There’s no connection between how much money is spent on public school education and student outcome, according to the conservative non-profit Watchdog.org.
Andrew Coulson, director of the Center For Educational Freedom at the libertarian think tank the CATO Institute, says there’s no discernible correlation between spending and student test scores.
“The takeaway from this study is that what we’ve done over the past 40 years hasn’t worked,” said Coulson. “The average performance change nationwide has declined 3 percent in mathematical and verbal skills. Moreover, there’s been no relationship, effectively, between spending and academic outcomes.”
Coulson’s study, “State Education Trends: Academic Performance and Spending over the Past 40 Years,” shows that while spending has tripled and school employees doubled since 1970, student scores in reading math and science "remained stagnant."
“That is remarkably unusual,” Coulson wrote in his study. “In virtually every other field, productivity has risen over this period thanks to the adoption of countless technological advances — advances that, in many cases, would seem ideally suited to facilitating learning. And yet, surrounded by this torrent of progress, education has remained anchored to the riverbed, watching the rest of the world rush past it.”

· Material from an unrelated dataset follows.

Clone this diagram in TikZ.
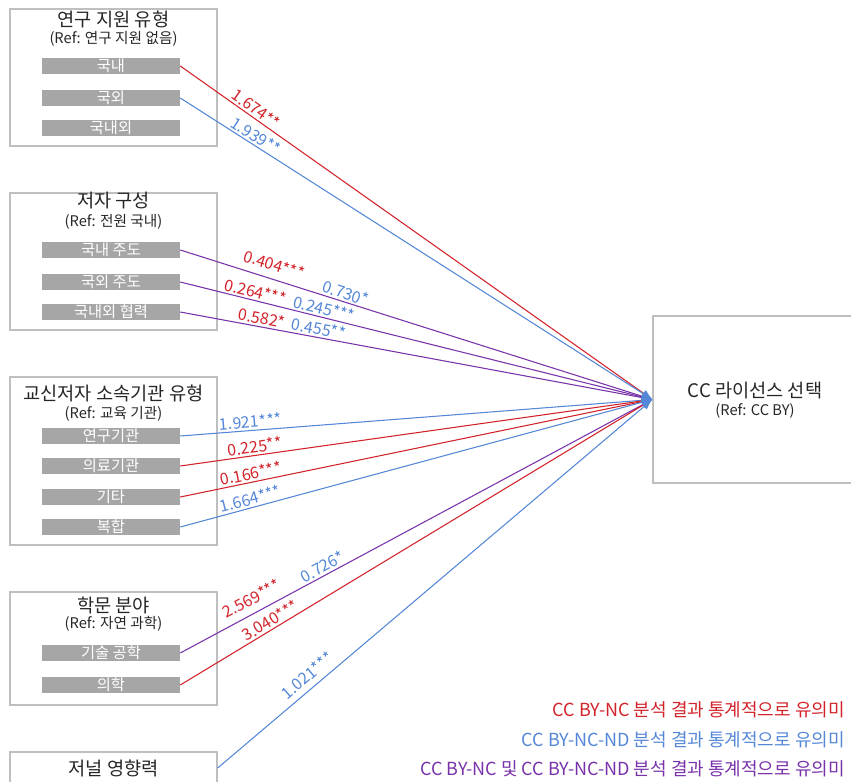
\documentclass[tikz,border=0pt]{standalone}
\usepackage{fontspec}
\setmainfont{Noto Sans CJK KR}
\usetikzlibrary{arrows.meta}
\definecolor{sigRed}{RGB}{210, 35, 42}
\definecolor{sigBlue}{RGB}{85, 135, 215}
\definecolor{sigPurple}{RGB}{120, 50, 170}
\definecolor{barGray}{RGB}{166, 166, 166}
\definecolor{frameGray}{RGB}{191, 191, 191}
\definecolor{textDark}{RGB}{38, 38, 38}

\begin{document}
\begin{tikzpicture}[x=0.75pt, y=-0.75pt,
    groupbox/.style={draw=frameGray, line width=1pt, minimum width=155.25pt, inner sep=0pt},
    grouptitle/.style={text=textDark, inner sep=0pt, font=\fontsize{14}{16}\selectfont},
    groupref/.style={text=textDark, inner sep=0pt, font=\fontsize{11}{13}\selectfont},
    itembar/.style={fill=barGray, text=white, minimum width=103.5pt, minimum height=12pt, inner sep=0pt, font=\fontsize{11.5}{12}\selectfont},
    effect/.style={line width=0.8pt, -{Latex[length=8pt, width=6pt, color=sigBlue]}},
    coef/.style={sloped, above, inner sep=1.5pt, font=\fontsize{12}{14}\selectfont},
    legendtext/.style={anchor=east, inner sep=0pt, font=\fontsize{13.5}{15}\selectfont}]
            \useasboundingbox (0,0) rectangle (851,782);

            % Research funding
            \node[groupbox, minimum height=102.75pt] (fund) at (113.5,77.5) {};
            \node[grouptitle] (fundTitle) at (113.5,19) {연구 지원 유형};
            \node[groupref] (fundRef) at (113.5,38.5) {(Ref: 연구 지원 없음)};
            \node[itembar] (fundDom) at (111,66) {국내};
            \node[itembar] (fundFor) at (111,98) {국외};
            \node[itembar] (fundBoth) at (111,128) {국내외};

            % Author composition
            \node[groupbox, minimum height=102.75pt] (auth) at (113.5,261.5) {};
            \node[grouptitle] (authTitle) at (113.5,201) {저자 구성};
            \node[groupref] (authRef) at (113.5,222) {(Ref: 전원 국내)};
            \node[itembar] (authDom) at (111,250) {국내 주도};
            \node[itembar] (authFor) at (111,282) {국외 주도};
            \node[itembar] (authCollab) at (111,312) {국내외 협력};

            % Institution of corresponding author
            \node[groupbox, minimum height=126pt] (inst) at (113.5,461) {};
            \node[grouptitle] (instTitle) at (113.5,393) {교신저자 소속기관 유형};
            \node[groupref] (instRef) at (113.5,414) {(Ref: 교육 기관)};
            \node[itembar] (instRes) at (111,436) {연구기관};
            \node[itembar] (instMed) at (111,466) {의료기관};
            \node[itembar] (instEtc) at (111,497) {기타};
            \node[itembar] (instMix) at (111,527) {복합};

            % Discipline
            \node[groupbox, minimum height=84.75pt] (field) at (113.5,648.5) {};
            \node[grouptitle] (fieldTitle) at (113.5,605) {학문 분야};
            \node[groupref] (fieldRef) at (113.5,624) {(Ref: 자연 과학)};
            \node[itembar] (fieldEng) at (111,653) {기술 공학};
            \node[itembar] (fieldMed) at (111,685) {의학};

            % Journal impact
            \node[groupbox, minimum height=72pt] (jif) at (113.5,800) {};
            \node[grouptitle] (jifTitle) at (113.5,768) {저널 영향력};

            % Outcome
            \node[groupbox, minimum height=125.25pt] (license) at (756.5,399.5) {};
            \node[grouptitle] (licenseTitle) at (755,391) {CC 라이선스 선택};
            \node[groupref] (licenseRef) at (755,411) {(Ref: CC BY)};

            % Significant effects
            \draw[effect, sigRed] (fundDom.east) -- node[coef, pos=0.15] {1.674**} (license.west);
            \draw[effect, sigBlue] (fundFor.east) -- node[coef, pos=0.15] {1.939**} (license.west);
            \draw[effect, sigPurple] (authDom.east) -- node[coef, pos=0.19, above=4pt, text=sigRed] {0.404***} node[coef, pos=0.345, text=sigBlue] {0.730*} (license.west);
            \draw[effect, sigPurple] (authFor.east) -- node[coef, pos=0.155, text=sigRed] {0.264***} node[coef, pos=0.3, text=sigBlue] {0.245***} (license.west);
            \draw[effect, sigPurple] (authCollab.east) -- node[coef, pos=0.17, text=sigRed] {0.582*} node[coef, pos=0.29, text=sigBlue] {0.455**} (license.west);
            \draw[effect, sigBlue] (instRes.east) -- node[coef, pos=0.15] {1.921***} (license.west);
            \draw[effect, sigRed] (instMed.east) -- node[coef, pos=0.16] {0.225**} (license.west);
            \draw[effect, sigRed] (instEtc.east) -- node[coef, pos=0.153] {0.166***} (license.west);
            \draw[effect, sigBlue] (instMix.east) -- node[coef, pos=0.153] {1.664***} (license.west);
            \draw[effect, sigPurple] (fieldEng.east) -- node[coef, pos=0.165, above=4pt, text=sigRed] {2.569***} node[coef, pos=0.31, text=sigBlue] {0.726*} (license.west);
            \draw[effect, sigRed] (fieldMed.east) -- node[coef, pos=0.2] {3.040***} (license.west);
            \draw[effect, sigBlue] (jifTitle -| jif.east) -- node[coef, pos=0.225, above=3pt] {1.021***} (license.west);

            % Legend
            \node[legendtext, text=sigRed] (legRed) at (845,710) {CC BY-NC 분석 결과 통계적으로 유의미};
            \node[legendtext, text=sigBlue] (legBlue) at (845,740) {CC BY-NC-ND 분석 결과 통계적으로 유의미};
            \node[legendtext, text=sigPurple] (legPurple) at (845,769) {CC BY-NC 및 CC BY-NC-ND 분석 결과 통계적으로 유의미};
        \end{tikzpicture}
\end{document}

The study does not take into account the widening gap of income inequality, which began climbing in the 1970s.
The number of American school children without adequate resources, even food, at home has grown considerably since then. An $8.7 billion food stamp cut was signed into law by President Barack Obama in February.
The unemployment rate is 6.7 percent despite labor force participation reaching a 6-month high, adding 192,000 jobs.